Fall and winter is the prime time of year for the flu virus to multiply. As the busiest season for doctors, hospitals and pharmacists, it is also the most prevalent time for prescription errors. With the possibility of the flu virus just around the corner, holiday gatherings and packed shopping malls are places rife with germs. With the hectic hustle and bustle, this is also the time to pay special attention to prescription drugs and possible errors.
According to Consumer Reports On Health, at least 1.5 million serious, preventable drug errors occur in the U.S. each year. Potentially lethal mix-ups occur for a variety of reasons. Getting a medicine other than the one prescribed for the patient is one of the most common mistakes that happen. Yet many patients do not even open the bag when purchasing their prescription.
Look-a-like drugs that have names that are very close in spelling are often one cause for the mix up. Two of the most common mix-up drugs are Celebrex vs. Celexa or Zantac vs. Zyrtec. These drugs are for different types of illness, yet their spelling is similar. Errors of this type occur most often when phoned-in orders are written in sloppy handwriting or poor physician penmanship is mistaken. Although electronic prescription systems are available, many doctors offices have not come up to speed electronically.
Even the best laid plans can still go astray. Mistakes can cause lethal drug errors and result in possible malpractice suits. Therefore, it is best to follow steps to prevent drug errors. For best health results and prevention of drug errors that could be lethal, follow these steps.
Make sure you can read any new prescription before leaving your doctor’s office. If you cannot read the prescription, a pharmacist might not be able to read it either. If you can’t, ask the doctor for a legible one. Get a written or printed version, even if the prescription is phoned in or sent in electronically. Then check the information on the label when it is picked up.
Be wary of free doctors samples. They often lack printed instructions. They are also usually the more expensive brand of the drug. The generic brand may be cheaper, but it will also require another prescription once the samples have been used.
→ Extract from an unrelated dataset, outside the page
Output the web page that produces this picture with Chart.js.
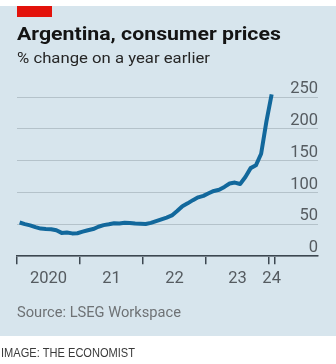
<!DOCTYPE html>
<html>
<head>
<meta charset="utf-8">
<script src="https://cdn.jsdelivr.net/npm/chart.js@4.4.1/dist/chart.umd.min.js"></script>
<style>
  html, body { margin: 0; padding: 0; background: #fff; }
  #wrap { position: relative; width: 336px; height: 364px; }
  canvas { display: block; }
</style>
</head>
<body>
<div id="wrap"><canvas id="chart" width="336" height="364"></canvas></div>
<script>
// Argentina consumer prices, % change on a year earlier, monthly Jan 2020 - Jan 2024
const months = [
  '2020-01','2020-02','2020-03','2020-04','2020-05','2020-06','2020-07','2020-08','2020-09','2020-10','2020-11','2020-12',
  '2021-01','2021-02','2021-03','2021-04','2021-05','2021-06','2021-07','2021-08','2021-09','2021-10','2021-11','2021-12',
  '2022-01','2022-02','2022-03','2022-04','2022-05','2022-06','2022-07','2022-08','2022-09','2022-10','2022-11','2022-12',
  '2023-01','2023-02','2023-03','2023-04','2023-05','2023-06','2023-07','2023-08','2023-09','2023-10','2023-11','2023-12',
  '2024-01'
];
const inflation = [
  52.9, 50.3, 48.4, 45.6, 43.4, 42.8, 42.4, 40.7, 36.6, 37.2, 35.8, 36.1,
  38.5, 40.7, 42.6, 46.3, 48.8, 50.2, 51.8, 51.4, 52.5, 52.1, 51.2, 50.9,
  50.7, 52.3, 55.1, 58.0, 60.7, 64.0, 71.0, 78.5, 83.0, 88.0, 92.4, 94.8,
  98.8, 102.5, 104.3, 108.8, 114.2, 115.6, 113.4, 124.4, 138.3, 142.7, 160.9, 211.4,
  254.2
];
const yearLabels = ['2020', '21', '22', '23', '24'];
const yTicks = [0, 50, 100, 150, 200, 250];

const titleText = 'Argentina, consumer prices';
const subtitleText = '% change on a year earlier';
const sourceText = 'Source: LSEG Workspace';
const creditText = 'IMAGE: THE ECONOMIST';

// x is measured in months from the start of 2020; each reading sits mid-month
const firstYear = 2020;
const monthIndex = m => (parseInt(m.slice(0, 4)) - firstYear) * 12 + parseInt(m.slice(5, 7)) - 1;
const points = months.map((m, i) => ({ x: monthIndex(m) + 0.5, y: inflation[i] }));
const lastMonth = monthIndex(months[months.length - 1]);

// year boundaries get a tick mark, year centres get the label
const yearStarts = yearLabels.map((_, i) => i * 12);
const labelPos = yearLabels.map((_, i) => Math.min(i * 12 + 6, lastMonth + 0.5));
const tickMarks = yearStarts.concat([lastMonth + 1]);

const BG = '#d7e5ed';
const INK = '#3c4750';

function fitText(ctx, text, x, y, font, color, width) {
  ctx.save();
  ctx.font = font;
  ctx.fillStyle = color;
  ctx.textBaseline = 'alphabetic';
  ctx.textAlign = 'left';
  const w = ctx.measureText(text).width;
  const s = width ? Math.max(0.85, Math.min(1.15, width / w)) : 1;
  ctx.translate(x, y);
  ctx.scale(s, 1);
  ctx.fillText(text, 0, 0);
  ctx.restore();
}

const framePlugin = {
  id: 'frame',
  beforeDraw(chart) {
    const ctx = chart.ctx;
    ctx.save();
    ctx.fillStyle = '#ffffff';
    ctx.fillRect(0, 0, chart.width, chart.height);
    ctx.fillStyle = BG;
    ctx.fillRect(0, 6, chart.width, 330);
    ctx.fillStyle = '#e3120b';
    ctx.fillRect(17, 6, 35, 11);
    ctx.restore();
  },
  afterDraw(chart) {
    const ctx = chart.ctx;
    fitText(ctx, titleText, 17, 40, 'bold 18.5px Roboto', '#141414', 270);
    fitText(ctx, subtitleText, 17, 63, '15.5px Roboto', '#262626', 193);
    fitText(ctx, sourceText, 17, 317, '15.5px Roboto', '#6e7275', 164);
    fitText(ctx, creditText, 1, 357, '12.5px "Liberation Sans"', '#3a3a3a', 134);
  }
};

const tickFont = { family: '"Liberation Sans Narrow", "Roboto", sans-serif', size: 16.5 };

new Chart(document.getElementById('chart'), {
  type: 'line',
  data: {
    datasets: [{
      data: points,
      borderColor: '#12689c',
      borderWidth: 4,
      pointRadius: 0,
      tension: 0,
      borderJoinStyle: 'round',
      clip: false
    }]
  },
  options: {
    responsive: false,
    animation: false,
    events: [],
    layout: { padding: { left: 17, right: 18, top: 97, bottom: 70 } },
    plugins: { legend: { display: false }, tooltip: { enabled: false } },
    scales: {
      x: {
        type: 'linear',
        min: 0,
        max: 57.33,
        afterBuildTicks(scale) {
          const vals = tickMarks.concat(labelPos).sort((a, b) => a - b);
          scale.ticks = vals.map(v => ({ value: v }));
        },
        ticks: {
          autoSkip: false,
          maxRotation: 0,
          minRotation: 0,
          padding: 5,
          color: '#555b60',
          font: tickFont,
          callback(value) {
            const i = labelPos.indexOf(value);
            return i >= 0 ? yearLabels[i] : '';
          }
        },
        grid: {
          drawOnChartArea: false,
          drawTicks: true,
          tickLength: 8,
          lineWidth: 1.5,
          color(ctx) {
            return ctx.tick && tickMarks.includes(ctx.tick.value) ? INK : 'rgba(0,0,0,0)';
          }
        },
        border: { display: true, color: INK, width: 1.5 }
      },
      y: {
        position: 'right',
        min: 0,
        max: 250,
        afterBuildTicks(scale) {
          scale.ticks = yTicks.map(v => ({ value: v }));
        },
        ticks: {
          mirror: true,
          padding: 0,
          labelOffset: -8,
          color: '#555b60',
          font: tickFont
        },
        grid: { color: '#b4c2ca', lineWidth: 1, drawTicks: false },
        border: { display: false }
      }
    }
  },
  plugins: [framePlugin]
});
</script>
</body>
</html>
Always use the same pharmacy. Using the same pharmacy will allow the pharmacist to track all the prescription and OTC drugs and keep track of your allergies and chronic health problems.
Make sure the drug is for you. Open the bag and make sure it is your name on the container. The cashier should check at least one form of ID.
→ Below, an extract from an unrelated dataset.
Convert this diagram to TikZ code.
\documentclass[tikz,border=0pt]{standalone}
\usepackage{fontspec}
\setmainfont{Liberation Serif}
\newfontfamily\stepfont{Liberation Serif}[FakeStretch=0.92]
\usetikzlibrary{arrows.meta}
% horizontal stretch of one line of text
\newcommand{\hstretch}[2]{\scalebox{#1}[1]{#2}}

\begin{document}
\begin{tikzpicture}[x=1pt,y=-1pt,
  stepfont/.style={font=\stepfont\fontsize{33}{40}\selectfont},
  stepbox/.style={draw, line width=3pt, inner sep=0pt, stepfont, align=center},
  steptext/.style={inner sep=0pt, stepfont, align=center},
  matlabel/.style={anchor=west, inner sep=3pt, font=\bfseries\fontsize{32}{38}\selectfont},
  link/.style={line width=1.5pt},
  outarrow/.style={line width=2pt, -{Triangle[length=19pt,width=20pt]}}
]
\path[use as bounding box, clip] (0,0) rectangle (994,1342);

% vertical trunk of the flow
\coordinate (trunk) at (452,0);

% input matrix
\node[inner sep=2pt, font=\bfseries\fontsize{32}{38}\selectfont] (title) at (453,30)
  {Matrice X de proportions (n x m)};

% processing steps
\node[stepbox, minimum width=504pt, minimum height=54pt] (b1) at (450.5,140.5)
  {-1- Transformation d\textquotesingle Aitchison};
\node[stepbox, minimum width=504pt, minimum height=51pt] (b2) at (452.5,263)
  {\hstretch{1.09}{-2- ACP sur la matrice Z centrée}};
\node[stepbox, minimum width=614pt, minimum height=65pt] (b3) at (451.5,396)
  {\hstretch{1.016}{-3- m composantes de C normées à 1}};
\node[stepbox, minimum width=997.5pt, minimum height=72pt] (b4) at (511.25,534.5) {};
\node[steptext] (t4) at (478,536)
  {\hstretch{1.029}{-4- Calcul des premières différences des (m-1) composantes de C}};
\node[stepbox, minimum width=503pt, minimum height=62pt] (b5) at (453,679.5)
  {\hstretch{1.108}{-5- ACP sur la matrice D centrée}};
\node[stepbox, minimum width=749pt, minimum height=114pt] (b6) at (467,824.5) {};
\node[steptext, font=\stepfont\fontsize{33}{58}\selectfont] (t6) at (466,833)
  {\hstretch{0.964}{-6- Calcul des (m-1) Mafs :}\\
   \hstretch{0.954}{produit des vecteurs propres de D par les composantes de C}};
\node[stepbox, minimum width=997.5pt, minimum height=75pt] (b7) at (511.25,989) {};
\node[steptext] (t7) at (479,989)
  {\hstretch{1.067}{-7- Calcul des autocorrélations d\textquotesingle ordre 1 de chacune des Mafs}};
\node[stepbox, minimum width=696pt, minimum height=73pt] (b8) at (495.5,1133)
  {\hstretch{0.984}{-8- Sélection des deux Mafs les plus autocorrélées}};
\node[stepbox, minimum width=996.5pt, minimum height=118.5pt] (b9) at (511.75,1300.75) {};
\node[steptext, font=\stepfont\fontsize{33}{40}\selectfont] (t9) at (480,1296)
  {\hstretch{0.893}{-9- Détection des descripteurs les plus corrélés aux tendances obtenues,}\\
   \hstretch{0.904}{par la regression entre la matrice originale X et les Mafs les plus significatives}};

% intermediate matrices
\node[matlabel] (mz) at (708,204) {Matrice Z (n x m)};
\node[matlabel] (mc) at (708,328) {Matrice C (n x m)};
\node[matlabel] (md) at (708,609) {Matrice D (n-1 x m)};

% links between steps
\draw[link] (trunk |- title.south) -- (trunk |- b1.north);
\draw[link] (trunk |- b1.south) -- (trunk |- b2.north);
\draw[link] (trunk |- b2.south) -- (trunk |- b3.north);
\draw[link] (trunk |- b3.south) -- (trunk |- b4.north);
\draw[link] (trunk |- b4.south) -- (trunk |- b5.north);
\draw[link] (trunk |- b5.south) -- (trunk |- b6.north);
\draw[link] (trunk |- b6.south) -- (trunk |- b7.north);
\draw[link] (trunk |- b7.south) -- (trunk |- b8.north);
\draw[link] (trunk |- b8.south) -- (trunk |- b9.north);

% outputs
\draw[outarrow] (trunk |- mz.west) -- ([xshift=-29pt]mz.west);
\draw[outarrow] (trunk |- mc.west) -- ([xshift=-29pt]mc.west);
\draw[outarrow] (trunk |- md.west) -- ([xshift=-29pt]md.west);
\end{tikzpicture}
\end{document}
Compare the label with what you were expecting. Check the name, dosage and purpose. If they are different from what you were expecting, ask why.
Double check older refills for color, shape and size of the originals. If any of these are different from the original, check with the pharmacist to make sure you are getting the same prescription.
If hospitalized, show your drug list to the admitting staff. Make sure the doctor is aware what drugs you are on. This is especially important if you are going to have surgery. Some drugs or supplements can increase bleeding or raise blood pressure.
Double check your doses. Hospital nurses are busy and can make mistakes. Always check your dose and make sure the nurse checks your chart before giving you medication. Be extra careful with new drugs. Have the nurse tell you the name and dose of any new drug as well as the purpose. Make sure this is checked with your ID bracelet. Check all medication before taking them. If anything seems wrong or not fit with what the doctor talked with you about, do not take the drug until verifying with medical personnel that it is the right medication ordered for you.
Before leaving the hospital, make sure you have a list of the drugs you are being sent home with, even if they are being phoned into your pharmacy. Understand what each prescription is for, its name and purpose, the instructions and the possible side effects. Be sure you understand which prescriptions are new and which ones, if any, are deleted from your drug list.
The bottom line is to continually check and recheck your medication. Protect yourself from dangerous medication errors. Mistakes can happen at any stage in the process. Make sure you, your doctor and your pharmacist are all aware of the medication you take. The steps above can help you get the right drugs and take them properly.